Tips on how to support block play

Sally Cave, head teacher at Guildford Nursery School, a Froebelian-inspired maintained nursery school, gives some top tips on how to support block play in settings:

  • Ensure you have designated a large enough area for the children to be able to experiment and create freely.
  • Ensure that the blocks are arranged systematically so that children begin to understand the relationships between the different types of blocks. This also helps them to tidy the blocks away effectively at the end of the session.
  • Be aware that children will need to repeat the same things over and over again.
  • As they progress, if possible, allow them to start a project and then continue over time, not enforcing always tidying everything away.

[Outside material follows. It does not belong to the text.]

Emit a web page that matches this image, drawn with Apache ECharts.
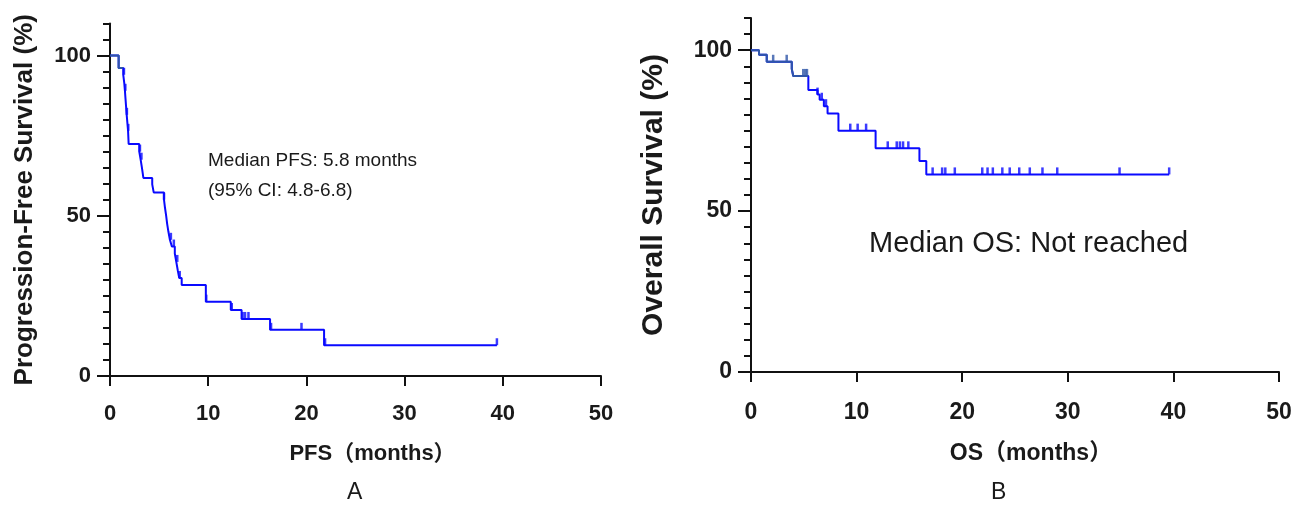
<!DOCTYPE html>
<html><head><meta charset="utf-8">
<script src="https://cdn.jsdelivr.net/npm/echarts@6/dist/echarts.min.js"></script>
<style>html,body{margin:0;padding:0;background:#fff}#c{width:1311px;height:505px}</style>
</head><body><div id="c"></div>
<script>
// PFS Kaplan-Meier step points [months, survival %]
const pfsSteps = [[0,100],[0.88,96.1],[1.35,94],[1.45,91.5],[1.52,89],[1.58,86.5],[1.64,84],[1.7,81.5],[1.77,79],[1.84,76.5],[1.9,72.4],
  [2.98,70],[3.12,67.5],[3.25,65],[3.4,61.8],[4.3,59.8],[4.45,57.3],
  [5.5,55],[5.6,52.5],[5.72,50],[5.82,47.5],[5.95,45],[6.1,42.5],[6.3,40.4],[6.6,38.2],[6.75,35.6],[6.9,33],[7.05,30.6],[7.3,28.4],
  [9.76,23.2],[12.3,20.6],[13.4,17.8],[16.3,14.4],[21.8,9.6],[39.4,9.6]];
const pfsCensor = [1.42,1.56,1.72,1.86,3.05,3.2,5.5,6.2,6.5,6.85,7.1,9.8,12.4,13.5,13.75,14.1,16.4,19.5,21.9,39.4];
// OS Kaplan-Meier step points
const osSteps = [[0,100],[0.76,98.6],[1.49,96.4],[3.86,94.2],[4.0,92.0],[5.43,87.6],[6.3,86.2],[6.5,84.6],[6.9,82.6],[7.25,80.3],[8.28,75.0],
  [11.8,69.5],[15.95,65.6],[16.6,61.4],[39.6,61.4]];
const osCensor = [2.1,3.38,4.95,5.15,5.3,6.3,6.7,7.1,9.4,10.1,10.9,12.95,13.8,14.1,14.4,14.9,17.2,18.1,18.4,19.3,21.9,22.4,22.9,23.8,24.5,25.4,26.4,27.6,29.0,34.9,39.6];
const xTicks = [0,10,20,30,40,50];
const yLabels = [0,50,100];
const yMinor = [5,10,15,20,25,30,35,40,45,55,60,65,70,75,80,85,90,95,105,110];
const pfsDarkUntil = 1.35, osDarkUntil = 5.43;

const FONT = '"Liberation Sans", Arial, "Noto Sans CJK SC", sans-serif';
const BLUE = '#0a0aff', DARK = '#2f56a8', INK = '#1a1a1a';

function survAt(steps, t){ let s = steps[0][1]; for (const p of steps){ if (p[0] <= t + 1e-9) s = p[1]; } return s; }
function darkPart(steps, until){ const d = steps.filter(p => p[0] < until); d.push([until, survAt(steps, until - 1e-6)]); return d; }
function censorPts(steps, arr){ return arr.map(t => [t, survAt(steps, t)]); }

const chart = echarts.init(document.getElementById('c'), null, {renderer:'canvas'});
const axisLine = {lineStyle:{color:'#111', width:2}};
function xAxis(gi, name, gap, nameSize, labelSize, margin, padLeft){
  return {gridIndex:gi, type:'value', min:0, max:50, interval:10, name:name, nameLocation:'middle', nameGap:gap,
    nameTextStyle:{fontFamily:FONT, fontWeight:'bold', fontSize:nameSize, color:INK, padding:[0,0,0,padLeft]},
    axisLine:axisLine, axisTick:{show:true, length:10, customValues:xTicks, lineStyle:{color:'#111', width:2}},
    axisLabel:{fontFamily:FONT, fontWeight:'bold', fontSize:labelSize, color:INK, margin:margin, customValues:xTicks},
    splitLine:{show:false}};
}
function yAxis(gi, name, gap, nameSize, labelSize){
  return {gridIndex:gi, type:'value', min:0, max:110, position:'left', name:name, nameLocation:'middle', nameGap:gap,
    nameTextStyle:{fontFamily:FONT, fontWeight:'bold', fontSize:nameSize, color:INK},
    axisLine:axisLine,
    axisTick:{show:true, length:13, customValues:yLabels, lineStyle:{color:'#111', width:2}},
    axisLabel:{fontFamily:FONT, fontWeight:'bold', fontSize:labelSize, color:INK, margin:19, customValues:yLabels},
    splitLine:{show:false}};
}
function yMinorAxis(gi){
  return {gridIndex:gi, type:'value', min:0, max:110, position:'left', offset:0, axisLine:{show:false},
    axisTick:{show:true, length:7, customValues:yMinor, lineStyle:{color:'#111', width:2}},
    axisLabel:{show:false}, splitLine:{show:false}};
}
function lineS(xi, yi, data, color){
  return {type:'line', xAxisIndex:xi, yAxisIndex:yi, data:data, step:'end', symbol:'none', silent:true,
    lineStyle:{color:color, width:2}, z:3};
}
function censS(xi, yi, data, color){
  return {type:'scatter', xAxisIndex:xi, yAxisIndex:yi, data:data, symbol:'rect', symbolSize:[2.5,7], symbolOffset:[0,-3.5],
    itemStyle:{color:color}, silent:true, z:4};
}

chart.setOption({
  animation:false,
  grid:[{left:110, top:23.5, width:491, height:352.5}, {left:751, top:18, width:528, height:354}],
  xAxis:[xAxis(0,'PFS（months）',67,22,22,27,34), xAxis(1,'OS（months）',70,23,23,29,32)],
  yAxis:[yAxis(0,'Progression-Free Survival (%)',72,26,22), yAxis(1,'Overall Survival (%)',82,30,23), yMinorAxis(0), yMinorAxis(1)],
  series:[
    lineS(0,0,pfsSteps,BLUE), lineS(0,0,darkPart(pfsSteps,pfsDarkUntil),DARK), censS(0,0,censorPts(pfsSteps,pfsCensor),BLUE),
    lineS(1,1,osSteps,BLUE), lineS(1,1,darkPart(osSteps,osDarkUntil),DARK),
    censS(1,1,censorPts(osSteps,osCensor.filter(t=>t>=osDarkUntil)),BLUE), censS(1,1,censorPts(osSteps,osCensor.filter(t=>t<osDarkUntil)),DARK)
  ],
  graphic:[
    {type:'text', left:208, top:151, style:{text:'Median PFS: 5.8 months', font:'19px '+FONT, fill:INK}},
    {type:'text', left:208, top:181, style:{text:'(95% CI: 4.8-6.8)', font:'19px '+FONT, fill:INK}},
    {type:'text', left:869, top:229, style:{text:'Median OS: Not reached', font:'29px '+FONT, fill:INK}},
    {type:'text', left:347, top:481, style:{text:'A', font:'23px '+FONT, fill:INK}},
    {type:'text', left:991, top:481, style:{text:'B', font:'23px '+FONT, fill:INK}}
  ]
});
</script></body></html>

  • The ‘struggle’ is important when learning how to make a tower stable, or how to bridge across a gap.
  • Repetition is key. Children need to repeat things many times for the connections to be made in their brains.
  • Don’t rush them through to the next stage.
  • Remember to offer guidance only when appropriate. Let children know that they can knock down their own buildings but not other people’s.
  • Practitioners scaffold children’s learning by being genuinely interested; asking open-ended questions and letting the children talk about what they are doing.